-- begin --

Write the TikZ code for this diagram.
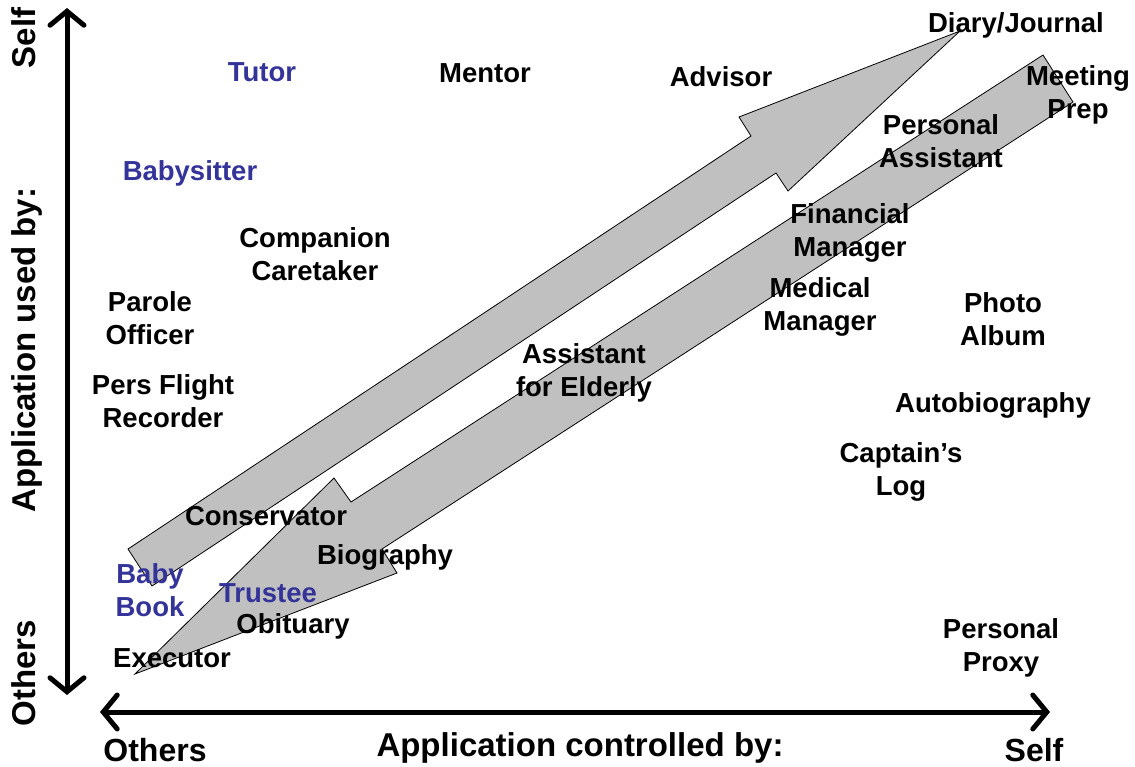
\documentclass[tikz,border=0pt]{standalone}
\usepackage{fontspec}
\setmainfont{Liberation Sans}
\usepackage{xcolor}
\usetikzlibrary{arrows.meta}
\definecolor{bandgray}{RGB}{192,192,192}
\definecolor{roleblue}{RGB}{51,51,153}

\begin{document}
\begin{tikzpicture}[x=1pt,y=-1pt,
  role/.style={font=\fontsize{27.5}{33}\selectfont\bfseries, align=center, inner sep=0pt},
  kidrole/.style={role, text=roleblue},
  axislabel/.style={font=\fontsize{33}{36}\selectfont\bfseries, inner sep=0pt},
  axisline/.style={line width=5pt, {Straight Barb[length=14pt,width=34pt,line cap=round]}-{Straight Barb[length=14pt,width=34pt,line cap=round]}},
  band/.style={fill=bandgray, draw=black, line width=0.8pt}]
\useasboundingbox (0,0) rectangle (1135,766);

% block arrows
\draw[band] (128,549) -- (751,136) -- (739,117) -- (960,31) -- (788,191) -- (776,173) -- (152,586) -- cycle;
\draw[band] (1043,55) -- (1073,102) -- (382,549) -- (397,573) -- (135,674) -- (334,478) -- (351,502) -- cycle;

% axes
\coordinate (ytop) at (67,8);
\coordinate (ybot) at (67,695);
\coordinate (xleft) at (100,712);
\coordinate (xright) at (1050,712);
\draw[axisline] (ybot) -- (ytop);
\draw[axisline] (xleft) -- (xright);

\node[axislabel, rotate=90, anchor=base] (yself) at (35,38) {Self};
\node[axislabel, rotate=90, anchor=base] (yused) at (35,350) {Application used by:};
\node[axislabel, rotate=90, anchor=base] (yothers) at (35,673) {Others};
\node[axislabel, font=\fontsize{32}{36}\selectfont\bfseries] (xothers) at (155,750) {Others};
\node[axislabel] (xctrl) at (580,748) {Application controlled by:};
\node[axislabel, font=\fontsize{32}{36}\selectfont\bfseries] (xself) at (1034,750) {Self};

% roles
\node[kidrole] (tutor) at (262,72) {Tutor};
\node[role] (mentor) at (485,73) {Mentor};
\node[role] (advisor) at (721,77) {Advisor};
\node[role] (diary) at (1016,25) {Diary/Journal};
\node[role] (meeting) at (1078,95) {Meeting\\Prep};
\node[kidrole] (babysitter) at (190,173) {Babysitter};
\node[role] (companion) at (315,254) {Companion\\Caretaker};
\node[role] (parole) at (150,318) {Parole\\Officer};
\node[role] (flight) at (163,401) {Pers Flight\\Recorder};
\node[role] (personal) at (941,141) {Personal\\Assistant};
\node[role] (financial) at (850,233) {Financial\\Manager};
\node[role] (medical) at (820,307) {Medical\\Manager};
\node[role] (photo) at (1003,319) {Photo\\Album};
\node[role] (elderly) at (584,373) {Assistant\\for Elderly};
\node[role] (autobio) at (993,405) {Autobiography};
\node[role] (captain) at (901,472) {Captain’s\\Log};
\node[role] (conservator) at (266,516) {Conservator};
\node[role] (biography) at (385,557) {Biography};
\node[kidrole] (babybook) at (150,590) {Baby\\Book};
\node[kidrole] (trustee) at (268,593) {Trustee};
\node[role] (obituary) at (293,626) {Obituary};
\node[role] (executor) at (172,658) {Executor};
\node[role] (proxy) at (1001,648) {Personal\\Proxy};
\end{tikzpicture}
\end{document}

-- end --

Task description. Using the data above, print every line exactly, omitting pictures.

Exercise output.
Write the TikZ code for this diagram.
\documentclass[tikz,border=0pt]{standalone}
\usepackage{fontspec}
\setmainfont{Liberation Sans}
\usepackage{xcolor}
\usetikzlibrary{arrows.meta}
\definecolor{bandgray}{RGB}{192,192,192}
\definecolor{roleblue}{RGB}{51,51,153}

\begin{document}
\begin{tikzpicture}[x=1pt,y=-1pt,
  role/.style={font=\fontsize{27.5}{33}\selectfont\bfseries, align=center, inner sep=0pt},
  kidrole/.style={role, text=roleblue},
  axislabel/.style={font=\fontsize{33}{36}\selectfont\bfseries, inner sep=0pt},
  axisline/.style={line width=5pt, {Straight Barb[length=14pt,width=34pt,line cap=round]}-{Straight Barb[length=14pt,width=34pt,line cap=round]}},
  band/.style={fill=bandgray, draw=black, line width=0.8pt}]
\useasboundingbox (0,0) rectangle (1135,766);

% block arrows
\draw[band] (128,549) -- (751,136) -- (739,117) -- (960,31) -- (788,191) -- (776,173) -- (152,586) -- cycle;
\draw[band] (1043,55) -- (1073,102) -- (382,549) -- (397,573) -- (135,674) -- (334,478) -- (351,502) -- cycle;

% axes
\coordinate (ytop) at (67,8);
\coordinate (ybot) at (67,695);
\coordinate (xleft) at (100,712);
\coordinate (xright) at (1050,712);
\draw[axisline] (ybot) -- (ytop);
\draw[axisline] (xleft) -- (xright);

\node[axislabel, rotate=90, anchor=base] (yself) at (35,38) {Self};
\node[axislabel, rotate=90, anchor=base] (yused) at (35,350) {Application used by:};
\node[axislabel, rotate=90, anchor=base] (yothers) at (35,673) {Others};
\node[axislabel, font=\fontsize{32}{36}\selectfont\bfseries] (xothers) at (155,750) {Others};
\node[axislabel] (xctrl) at (580,748) {Application controlled by:};
\node[axislabel, font=\fontsize{32}{36}\selectfont\bfseries] (xself) at (1034,750) {Self};

% roles
\node[kidrole] (tutor) at (262,72) {Tutor};
\node[role] (mentor) at (485,73) {Mentor};
\node[role] (advisor) at (721,77) {Advisor};
\node[role] (diary) at (1016,25) {Diary/Journal};
\node[role] (meeting) at (1078,95) {Meeting\\Prep};
\node[kidrole] (babysitter) at (190,173) {Babysitter};
\node[role] (companion) at (315,254) {Companion\\Caretaker};
\node[role] (parole) at (150,318) {Parole\\Officer};
\node[role] (flight) at (163,401) {Pers Flight\\Recorder};
\node[role] (personal) at (941,141) {Personal\\Assistant};
\node[role] (financial) at (850,233) {Financial\\Manager};
\node[role] (medical) at (820,307) {Medical\\Manager};
\node[role] (photo) at (1003,319) {Photo\\Album};
\node[role] (elderly) at (584,373) {Assistant\\for Elderly};
\node[role] (autobio) at (993,405) {Autobiography};
\node[role] (captain) at (901,472) {Captain’s\\Log};
\node[role] (conservator) at (266,516) {Conservator};
\node[role] (biography) at (385,557) {Biography};
\node[kidrole] (babybook) at (150,590) {Baby\\Book};
\node[kidrole] (trustee) at (268,593) {Trustee};
\node[role] (obituary) at (293,626) {Obituary};
\node[role] (executor) at (172,658) {Executor};
\node[role] (proxy) at (1001,648) {Personal\\Proxy};
\end{tikzpicture}
\end{document}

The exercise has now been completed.